Owly Oop is only one aspect of Prairie Street Brewhouse’s growing footprint. The beers are now available on draft at roughly 35 bars in the area, and some are also being canned and put in area stores.

“You can also get our beer at summer events,” Sjostrom says. “We’ll be at Anderson Gardens on Tuesdays, the Rockton River Market on Wednesdays, of course City Market on Fridays, and Nicholas Conservatory on Wednesdays for Tunes on the Terrace.”

“Our goal right now is to be the first beer people think about when they think Rockford,” Manuel adds.

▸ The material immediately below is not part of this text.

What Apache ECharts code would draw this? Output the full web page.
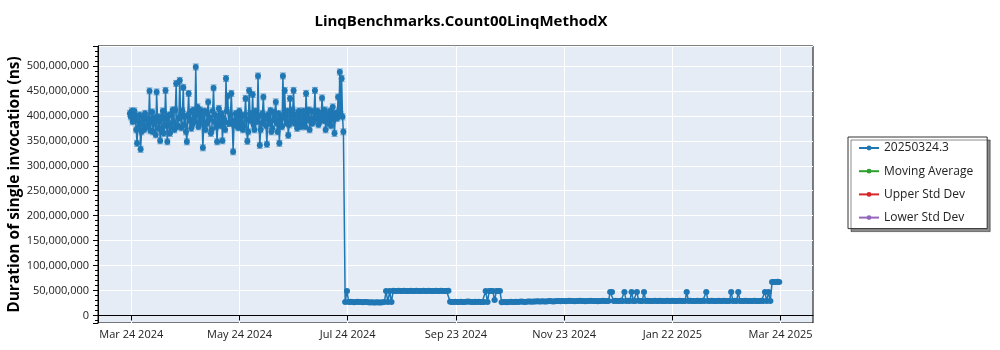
<!DOCTYPE html>
<html>
<head>
<meta charset="utf-8">
<script src="https://cdn.jsdelivr.net/npm/echarts@6/dist/echarts.min.js"></script>
<style>
html,body{margin:0;padding:0;background:#fff;}
#chart{width:1000px;height:350px;}
</style>
</head>
<body>
<div id="chart"></div>
<script>
// ---------- DATA ----------
const chartTitle = 'LinqBenchmarks.Count00LinqMethodX';
const yAxisTitle = 'Duration of single invocation (ns)';
const seriesNames = ['20250324.3', 'Moving Average', 'Upper Std Dev', 'Lower Std Dev'];

// x tick positions (date-times) and their labels
const tickDates = ['2024-03-24T18:00:00Z', '2024-05-24T14:00:00Z', '2024-07-24T10:00:00Z',
  '2024-09-23T06:00:00Z', '2024-11-23T02:00:00Z', '2025-01-22T22:00:00Z', '2025-03-24T18:00:00Z'];
const tickLabels = ['Mar 24 2024', 'May 24 2024', 'Jul 24 2024', 'Sep 23 2024',
  'Nov 23 2024', 'Jan 22 2025', 'Mar 24 2025'];

// measurements in millions of ns
// high period: one run at 00:00 and one at 12:00 of each day from 2024-03-24
const highPeriodStart = '2024-03-24';
const highPeriodMidnightM = [
  405, 410, 392, 400, 345, 378, 333, 385, 372, 395,
  380, 450, 388, 368, 396, 448, 375, 350, 398, 365,
  451, 348, 402, 378, 412, 372, 465, 380, 471, 376,
  457, 398, 348, 445, 408, 382, 395, 498, 418, 386,
  405, 336, 410, 384, 428, 396, 372, 456, 402, 348,
  415, 380, 350, 392, 475, 440, 385, 445, 328, 388,
  398, 376, 392, 402, 380, 435, 349, 451, 390, 443,
  372, 400, 480, 341, 385, 438, 395, 343, 402, 411,
  375, 392, 428, 368, 345, 398, 480, 451, 385, 361,
  435, 392, 451, 402, 375, 410, 378, 396, 385, 445,
  392, 372, 410, 388, 451, 398, 382, 405, 436, 390,
  372, 402, 395, 380, 418, 365, 405, 438, 488, 475,
  368
];
const highPeriodNoonM = [
  398, 388, 410, 372, 390, 402, 368, 395, 405, 378,
  392, 370, 408, 385, 362, 398, 388, 372, 410, 380,
  395, 385, 365, 402, 388, 412, 378, 395, 400, 410,
  382, 368, 402, 390, 375, 412, 388, 402, 378, 412,
  395, 385, 372, 405, 392, 365, 410, 388, 378, 398,
  385, 405, 395, 372, 410, 385, 402, 390, 382, 405,
  378, 410, 385, 372, 400, 392, 368, 405, 395, 382,
  410, 388, 398, 372, 405, 392, 380, 402, 385, 368,
  408, 395, 385, 405, 390, 378, 402, 395, 410, 382,
  400, 412, 385, 395, 405, 385, 398, 410, 378, 402,
  412, 392, 385, 408, 395, 410, 388, 398, 405, 412,
  392, 385, 410, 398, 392, 405, 395, 410, 402, 398
];
// low period: one run per day from 2024-07-23
const lowPeriodStart = '2024-07-23';
const lowPeriodM = [
  27, 49,
  27, 27.5, 27, 26.5, 27, 27.5, 27, 27, 26.5, 27, 27, 26.5, 26, 26.5, 26, 26, 26.5, 26, 26, 26.5, 27,
  49, 27, 49, 27,
  49.5, 49, 49, 49.5, 49, 49, 49.5, 49, 49, 49, 49.5, 49, 49, 49.5, 49, 49,
  49, 49.5, 49, 49, 49.5, 49, 49, 49, 49.5, 49, 49, 49.5, 49, 49, 49, 49.5,
  27.5, 27, 27, 27.5, 27, 27, 27.5, 27, 27, 27.5, 28, 27.5, 27, 27, 27.5, 27, 27.5, 27, 27,
  27, 49, 27, 49, 49, 49, 31, 49, 49, 49,
  26.5, 27, 27, 26.5, 27, 27.5, 27, 27, 27.5, 27,
  27.5, 28, 27.5, 27, 27.5, 28, 28, 27.5, 28, 28,
  28.5, 28, 28, 28.5, 28, 28, 28.5, 29, 28.5, 28,
  28.5, 29, 29, 28.5, 29, 29, 28.5, 29, 29.5, 29,
  29, 28.5, 29, 29, 29.5, 29, 29, 28.5, 29, 29,
  29.5, 29, 29, 29, 28.5, 29, 29, 29.5, 29, 29, 29,
  47, 47,
  29, 29.5, 29, 29, 29.5, 29,
  47,
  29, 29.5, 29,
  47,
  29, 29,
  47,
  29.5, 29, 29,
  47,
  29, 29.5, 29, 29, 29, 29.5, 29, 29, 29.5, 29, 29, 29, 29.5, 29, 29, 29.5, 29, 29, 29, 29.5, 29, 29, 29,
  47,
  29, 29.5, 29, 29, 29, 29.5, 29, 29, 29.5, 29,
  47,
  29, 29, 29.5, 29, 29, 29, 29.5, 29, 29, 29.5, 29, 29, 29,
  47,
  29, 29.5, 29,
  47,
  29, 29, 29, 29.5, 29, 29, 29, 29, 29.5, 29, 29, 29, 29.5, 29,
  47, 29, 47, 29,
  67, 67, 67, 67.5, 67
];
// half-width of the error bars, millions of ns
const highPeriodErrM = 6;
const lowPeriodErrM = 1.5;

// ---------- BUILD ----------
const DAY = 86400000;
const M = 1e6;
function buildPoints(start, offsetHours, vals, err) {
  const t0 = Date.parse(start + 'T00:00:00Z') + offsetHours * 3600000;
  return vals.map((v, i) => ({ t: t0 + i * DAY, v: v * M, e: err * M }));
}
const pts = buildPoints(highPeriodStart, 0, highPeriodMidnightM, highPeriodErrM)
  .concat(buildPoints(highPeriodStart, 12, highPeriodNoonM, highPeriodErrM))
  .concat(buildPoints(lowPeriodStart, 0, lowPeriodM, lowPeriodErrM))
  .sort((a, b) => a.t - b.t);
const lineData = pts.map(p => [p.t, p.v]);
const errData = pts.map(p => [p.t, p.v - p.e, p.v + p.e]);
const tickValues = tickDates.map(d => Date.parse(d));

const FONT = '"Segoe UI", "Open Sans", "Noto Sans", sans-serif';
const BLUE = '#1f77b4';

const chart = echarts.init(document.getElementById('chart'), null, { renderer: 'canvas' });
chart.setOption({
  animation: false,
  backgroundColor: '#ffffff',
  textStyle: { fontFamily: FONT },
  title: {
    text: chartTitle,
    left: 456, top: 9, textAlign: 'center',
    textStyle: { fontFamily: FONT, fontSize: 15, fontWeight: 'bold', color: '#000' }
  },
  legend: {
    data: seriesNames,
    orient: 'vertical',
    left: 848, top: 137,
    padding: [5, 14, 5, 10],
    itemWidth: 20, itemHeight: 6, itemGap: 11.2,
    backgroundColor: '#ffffff',
    borderColor: '#333333', borderWidth: 1, borderRadius: 0,
    shadowColor: 'rgba(0,0,0,0.45)', shadowBlur: 0, shadowOffsetX: 3, shadowOffsetY: 3,
    textStyle: { fontFamily: FONT, fontSize: 12, color: '#222' }
  },
  grid: {
    left: 98, right: 187, top: 46, bottom: 27,
    outerBoundsMode: 'none', containLabel: false,
    show: true, backgroundColor: '#e5ecf6', borderColor: '#000', borderWidth: 1
  },
  xAxis: {
    type: 'value',
    min: Date.parse('2024-03-06T01:00:00Z'),
    max: Date.parse('2025-04-12T00:00:00Z'),
    axisLine: { show: true, lineStyle: { color: '#000', width: 1 } },
    axisTick: { show: true, length: 5, customValues: tickValues, lineStyle: { color: '#000' } },
    axisLabel: {
      customValues: tickValues, color: '#222', fontSize: 11, fontFamily: FONT, margin: 6,
      formatter: v => { const i = tickValues.indexOf(v); return i >= 0 ? tickLabels[i] : ''; }
    },
    splitLine: { show: true, lineStyle: { color: '#ffffff', width: 1 } }
  },
  yAxis: {
    type: 'value',
    min: -15e6, max: 540e6,
    minInterval: 50e6, maxInterval: 50e6, splitNumber: 11,
    name: yAxisTitle, nameLocation: 'middle', nameGap: 75, nameMoveOverlap: false,
    nameTextStyle: { fontFamily: FONT, fontSize: 15.5, fontWeight: 'bold', color: '#000' },
    axisLine: { show: true, lineStyle: { color: '#000', width: 1 } },
    axisTick: { show: true, length: 5, lineStyle: { color: '#000' } },
    minorTick: { show: true, splitNumber: 5, length: 3, lineStyle: { color: '#000' } },
    axisLabel: {
      color: '#222', fontSize: 11, fontFamily: FONT, margin: 9,
      showMinLabel: false, showMaxLabel: false,
      formatter: v => (v >= 0 && v % 50e6 === 0) ? v.toLocaleString('en-US') : ''
    },
    splitLine: { show: true, lineStyle: { color: '#ffffff', width: 1 } }
  },
  series: [
    {
      name: 'errorbars',
      type: 'custom',
      clip: true,
      z: 1,
      encode: { x: 0, y: [1, 2] },
      data: errData,
      renderItem: (params, api) => {
        const x = api.value(0);
        const lo = api.coord([x, api.value(1)]);
        const hi = api.coord([x, api.value(2)]);
        const hw = 3;
        const style = { stroke: BLUE, lineWidth: 1, opacity: 0.6 };
        return {
          type: 'group',
          children: [
            { type: 'line', shape: { x1: lo[0], y1: lo[1], x2: hi[0], y2: hi[1] }, style },
            { type: 'line', shape: { x1: hi[0] - hw, y1: hi[1], x2: hi[0] + hw, y2: hi[1] }, style },
            { type: 'line', shape: { x1: lo[0] - hw, y1: lo[1], x2: lo[0] + hw, y2: lo[1] }, style }
          ]
        };
      }
    },
    {
      name: seriesNames[0], type: 'line', z: 3,
      data: lineData,
      showAllSymbol: true, symbol: 'circle', symbolSize: 6,
      itemStyle: { color: BLUE },
      lineStyle: { color: BLUE, width: 1.5 }
    },
    { name: seriesNames[1], type: 'line', data: [], symbol: 'circle', symbolSize: 6, itemStyle: { color: '#2ca02c' }, lineStyle: { color: '#2ca02c', width: 1.5 } },
    { name: seriesNames[2], type: 'line', data: [], symbol: 'circle', symbolSize: 6, itemStyle: { color: '#d62728' }, lineStyle: { color: '#d62728', width: 1.5 } },
    { name: seriesNames[3], type: 'line', data: [], symbol: 'circle', symbolSize: 6, itemStyle: { color: '#9467bd' }, lineStyle: { color: '#9467bd', width: 1.5 } }
  ]
});
</script>
</body>
</html>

And, while they want others to think of them, the Brewhouse trio is also thinking about others.

“We’re trying to help save the Forest City Queen,” Manuel says of the riverboat that brought people up and down the Rock River before being shut down this summer due to budget cuts at the Park District. “We’re trying to get some public funding to get it fixed so it can be active. We’ve raised $10,000 recently so it can be fixed and get back on the water. Now, we’re trying to raise another $12,000 for it to be operated by the Park District.”

The Brewhouse is also sponsoring a golf outing on Aug. 9 where golfers will ride the Queen from Prairie Street to the Rockford Country Club for lunch and a round of golf. They’ll then return to the Brewhouse for dinner, which will be tied in with Dinner on the Dock

It’s all a matter of continuing to build on the potential of downtown Rockford.

“The sky’s the limit,” Manuel says. “I started working downtown in 2008 and it’s transformed more than I ever dreamed it would back then. Now every storefront is filled with retail, restaurants and bars. The occupancy has doubled in a short time. There’s more people enjoying the city life down here and I don’t think there is a limit.”